§ **Exercise task**
Exactly as written, quote every line that follows, skipping the images.

§ **Data section**
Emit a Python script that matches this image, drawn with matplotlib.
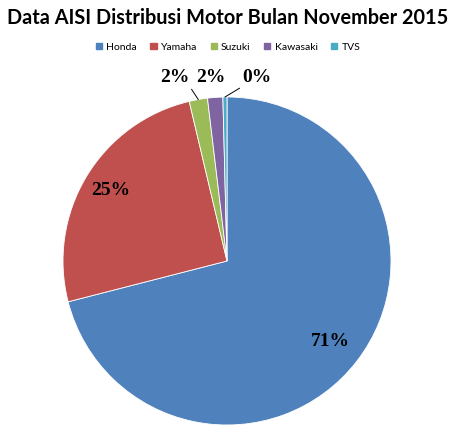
import matplotlib
matplotlib.use("Agg")
import matplotlib.pyplot as plt
import numpy as np

categories = ["Honda", "Yamaha", "Suzuki", "Kawasaki", "TVS"]
shares = [71.0, 25.3, 1.8, 1.5, 0.4]
pct_labels = ["71%", "25%", "2%", "2%", "0%"]
colors = ["#4F81BD", "#C0504D", "#9BBB59", "#8064A2", "#4BACC6"]

fig = plt.figure(figsize=(4.56, 4.32), dpi=100)
ax = fig.add_axes([63 / 456, (432 - 425) / 432, 328 / 456, 328 / 432])
wedges, _ = ax.pie(shares, colors=colors, startangle=90, counterclock=False,
                   radius=1.0, wedgeprops=dict(edgecolor="white", linewidth=0.6))
ax.set_xlim(-1, 1)
ax.set_ylim(-1, 1)
ax.set_aspect("equal")
ax.axis("off")

lab_font = dict(family="Liberation Serif", fontweight="bold", fontsize=14, color="black")

# inside labels
for i, r in [(0, 0.80), (1, 0.83)]:
    w = wedges[i]
    mid = np.deg2rad((w.theta1 + w.theta2) / 2)
    ax.text(r * np.cos(mid), r * np.sin(mid), pct_labels[i], ha="center", va="center", **lab_font)

# outside labels
out_pos = {2: (-0.317, 1.116), 3: (-0.098, 1.116), 4: (0.183, 1.116)}
relpos = {2: (1.0, 0.0), 3: None, 4: (0.0, 0.0)}
for i, (tx, ty) in out_pos.items():
    w = wedges[i]
    mid = np.deg2rad((w.theta1 + w.theta2) / 2)
    xy = (np.cos(mid), np.sin(mid))
    if relpos[i] is None:
        ax.text(tx, ty, pct_labels[i], ha="center", va="center", clip_on=False, **lab_font)
    else:
        ax.annotate(pct_labels[i], xy=xy, xytext=(tx, ty), ha="center", va="center",
                    annotation_clip=False,
                    arrowprops=dict(arrowstyle="-", color="black", lw=0.7,
                                    relpos=relpos[i], shrinkA=0, shrinkB=0),
                    **lab_font)

fig.text(0.5, 1 - 18 / 432, "Data AISI Distribusi Motor Bulan November 2015",
         ha="center", va="center", fontsize=14.3, fontweight="bold", family="Lato")

handles = [plt.Rectangle((0, 0), 1, 1, color=c) for c in colors]
fig.legend(handles, categories, loc="center", bbox_to_anchor=(0.5, 1 - 47 / 432),
           ncol=5, frameon=False, handlelength=0.6, handleheight=0.6,
           handletextpad=0.4, columnspacing=1.3, prop=dict(family="Lato", size=7.5))

fig.savefig("out.png", dpi=100)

§ **Written answer**
Emit a Python script that matches this image, drawn with matplotlib.
import matplotlib
matplotlib.use("Agg")
import matplotlib.pyplot as plt
import numpy as np

categories = ["Honda", "Yamaha", "Suzuki", "Kawasaki", "TVS"]
shares = [71.0, 25.3, 1.8, 1.5, 0.4]
pct_labels = ["71%", "25%", "2%", "2%", "0%"]
colors = ["#4F81BD", "#C0504D", "#9BBB59", "#8064A2", "#4BACC6"]

fig = plt.figure(figsize=(4.56, 4.32), dpi=100)
ax = fig.add_axes([63 / 456, (432 - 425) / 432, 328 / 456, 328 / 432])
wedges, _ = ax.pie(shares, colors=colors, startangle=90, counterclock=False,
                   radius=1.0, wedgeprops=dict(edgecolor="white", linewidth=0.6))
ax.set_xlim(-1, 1)
ax.set_ylim(-1, 1)
ax.set_aspect("equal")
ax.axis("off")

lab_font = dict(family="Liberation Serif", fontweight="bold", fontsize=14, color="black")

# inside labels
for i, r in [(0, 0.80), (1, 0.83)]:
    w = wedges[i]
    mid = np.deg2rad((w.theta1 + w.theta2) / 2)
    ax.text(r * np.cos(mid), r * np.sin(mid), pct_labels[i], ha="center", va="center", **lab_font)

# outside labels
out_pos = {2: (-0.317, 1.116), 3: (-0.098, 1.116), 4: (0.183, 1.116)}
relpos = {2: (1.0, 0.0), 3: None, 4: (0.0, 0.0)}
for i, (tx, ty) in out_pos.items():
    w = wedges[i]
    mid = np.deg2rad((w.theta1 + w.theta2) / 2)
    xy = (np.cos(mid), np.sin(mid))
    if relpos[i] is None:
        ax.text(tx, ty, pct_labels[i], ha="center", va="center", clip_on=False, **lab_font)
    else:
        ax.annotate(pct_labels[i], xy=xy, xytext=(tx, ty), ha="center", va="center",
                    annotation_clip=False,
                    arrowprops=dict(arrowstyle="-", color="black", lw=0.7,
                                    relpos=relpos[i], shrinkA=0, shrinkB=0),
                    **lab_font)

fig.text(0.5, 1 - 18 / 432, "Data AISI Distribusi Motor Bulan November 2015",
         ha="center", va="center", fontsize=14.3, fontweight="bold", family="Lato")

handles = [plt.Rectangle((0, 0), 1, 1, color=c) for c in colors]
fig.legend(handles, categories, loc="center", bbox_to_anchor=(0.5, 1 - 47 / 432),
           ncol=5, frameon=False, handlelength=0.6, handleheight=0.6,
           handletextpad=0.4, columnspacing=1.3, prop=dict(family="Lato", size=7.5))

fig.savefig("out.png", dpi=100)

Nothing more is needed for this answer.